▶ **DATA PROVIDED**

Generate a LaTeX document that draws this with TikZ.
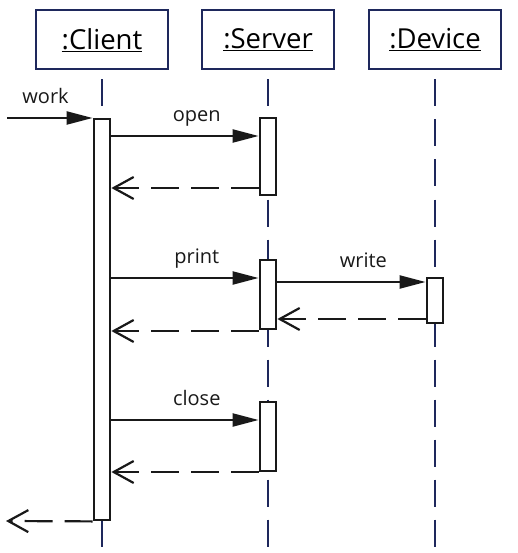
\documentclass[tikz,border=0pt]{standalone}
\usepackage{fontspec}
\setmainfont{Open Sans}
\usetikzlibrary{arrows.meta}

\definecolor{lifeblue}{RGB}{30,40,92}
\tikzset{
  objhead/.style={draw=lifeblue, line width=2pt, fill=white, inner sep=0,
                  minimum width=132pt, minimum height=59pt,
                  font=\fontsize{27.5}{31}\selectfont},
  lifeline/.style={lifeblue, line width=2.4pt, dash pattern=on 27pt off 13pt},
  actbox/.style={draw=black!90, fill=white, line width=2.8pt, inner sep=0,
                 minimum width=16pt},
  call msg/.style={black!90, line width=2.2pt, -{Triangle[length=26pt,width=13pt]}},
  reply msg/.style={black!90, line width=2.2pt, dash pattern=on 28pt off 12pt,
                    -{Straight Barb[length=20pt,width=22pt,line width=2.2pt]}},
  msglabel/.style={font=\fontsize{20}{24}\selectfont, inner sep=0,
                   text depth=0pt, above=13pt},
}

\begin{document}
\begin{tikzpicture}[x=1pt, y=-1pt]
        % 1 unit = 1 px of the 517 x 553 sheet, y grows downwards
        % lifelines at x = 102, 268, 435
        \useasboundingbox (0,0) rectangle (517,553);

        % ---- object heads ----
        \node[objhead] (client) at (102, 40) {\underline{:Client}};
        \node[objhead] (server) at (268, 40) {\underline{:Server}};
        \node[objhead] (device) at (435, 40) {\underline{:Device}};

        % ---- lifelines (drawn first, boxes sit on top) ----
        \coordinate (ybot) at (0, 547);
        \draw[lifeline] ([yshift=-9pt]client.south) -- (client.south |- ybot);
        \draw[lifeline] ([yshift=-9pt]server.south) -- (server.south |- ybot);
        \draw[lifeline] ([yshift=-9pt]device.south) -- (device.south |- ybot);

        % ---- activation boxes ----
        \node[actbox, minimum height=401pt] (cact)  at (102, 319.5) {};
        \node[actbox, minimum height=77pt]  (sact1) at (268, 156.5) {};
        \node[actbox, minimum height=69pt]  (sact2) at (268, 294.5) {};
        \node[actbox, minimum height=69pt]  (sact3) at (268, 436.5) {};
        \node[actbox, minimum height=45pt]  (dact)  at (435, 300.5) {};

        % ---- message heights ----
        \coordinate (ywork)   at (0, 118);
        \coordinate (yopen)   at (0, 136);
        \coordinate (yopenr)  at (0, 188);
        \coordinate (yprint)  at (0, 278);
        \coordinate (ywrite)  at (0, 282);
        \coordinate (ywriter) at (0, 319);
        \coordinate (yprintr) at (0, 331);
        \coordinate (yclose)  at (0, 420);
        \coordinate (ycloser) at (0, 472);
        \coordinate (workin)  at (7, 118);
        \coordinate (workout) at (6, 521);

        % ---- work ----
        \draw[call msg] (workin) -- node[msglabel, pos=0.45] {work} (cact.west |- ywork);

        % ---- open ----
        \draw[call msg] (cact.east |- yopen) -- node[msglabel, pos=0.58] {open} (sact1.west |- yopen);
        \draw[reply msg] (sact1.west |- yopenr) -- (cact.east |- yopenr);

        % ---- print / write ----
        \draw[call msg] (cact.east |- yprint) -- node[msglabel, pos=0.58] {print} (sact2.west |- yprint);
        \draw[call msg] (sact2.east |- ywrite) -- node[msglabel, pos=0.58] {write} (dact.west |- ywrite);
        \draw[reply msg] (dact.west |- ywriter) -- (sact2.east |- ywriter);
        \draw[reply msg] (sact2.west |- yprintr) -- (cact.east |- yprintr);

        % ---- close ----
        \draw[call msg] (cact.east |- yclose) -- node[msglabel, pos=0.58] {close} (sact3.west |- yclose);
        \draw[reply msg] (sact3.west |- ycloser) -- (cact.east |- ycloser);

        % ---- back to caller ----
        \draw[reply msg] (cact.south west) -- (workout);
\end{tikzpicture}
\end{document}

▶ **WORK REQUIRED**
Leave out the pictures. Transcribe only the lines above, from the first through the one that contains "at (435, 300.5)".

▶ **THE COMPLETED TASK**
Generate a LaTeX document that draws this with TikZ.
\documentclass[tikz,border=0pt]{standalone}
\usepackage{fontspec}
\setmainfont{Open Sans}
\usetikzlibrary{arrows.meta}

\definecolor{lifeblue}{RGB}{30,40,92}
\tikzset{
  objhead/.style={draw=lifeblue, line width=2pt, fill=white, inner sep=0,
                  minimum width=132pt, minimum height=59pt,
                  font=\fontsize{27.5}{31}\selectfont},
  lifeline/.style={lifeblue, line width=2.4pt, dash pattern=on 27pt off 13pt},
  actbox/.style={draw=black!90, fill=white, line width=2.8pt, inner sep=0,
                 minimum width=16pt},
  call msg/.style={black!90, line width=2.2pt, -{Triangle[length=26pt,width=13pt]}},
  reply msg/.style={black!90, line width=2.2pt, dash pattern=on 28pt off 12pt,
                    -{Straight Barb[length=20pt,width=22pt,line width=2.2pt]}},
  msglabel/.style={font=\fontsize{20}{24}\selectfont, inner sep=0,
                   text depth=0pt, above=13pt},
}

\begin{document}
\begin{tikzpicture}[x=1pt, y=-1pt]
        % 1 unit = 1 px of the 517 x 553 sheet, y grows downwards
        % lifelines at x = 102, 268, 435
        \useasboundingbox (0,0) rectangle (517,553);

        % ---- object heads ----
        \node[objhead] (client) at (102, 40) {\underline{:Client}};
        \node[objhead] (server) at (268, 40) {\underline{:Server}};
        \node[objhead] (device) at (435, 40) {\underline{:Device}};

        % ---- lifelines (drawn first, boxes sit on top) ----
        \coordinate (ybot) at (0, 547);
        \draw[lifeline] ([yshift=-9pt]client.south) -- (client.south |- ybot);
        \draw[lifeline] ([yshift=-9pt]server.south) -- (server.south |- ybot);
        \draw[lifeline] ([yshift=-9pt]device.south) -- (device.south |- ybot);

        % ---- activation boxes ----
        \node[actbox, minimum height=401pt] (cact)  at (102, 319.5) {};
        \node[actbox, minimum height=77pt]  (sact1) at (268, 156.5) {};
        \node[actbox, minimum height=69pt]  (sact2) at (268, 294.5) {};
        \node[actbox, minimum height=69pt]  (sact3) at (268, 436.5) {};
        \node[actbox, minimum height=45pt]  (dact)  at (435, 300.5) {};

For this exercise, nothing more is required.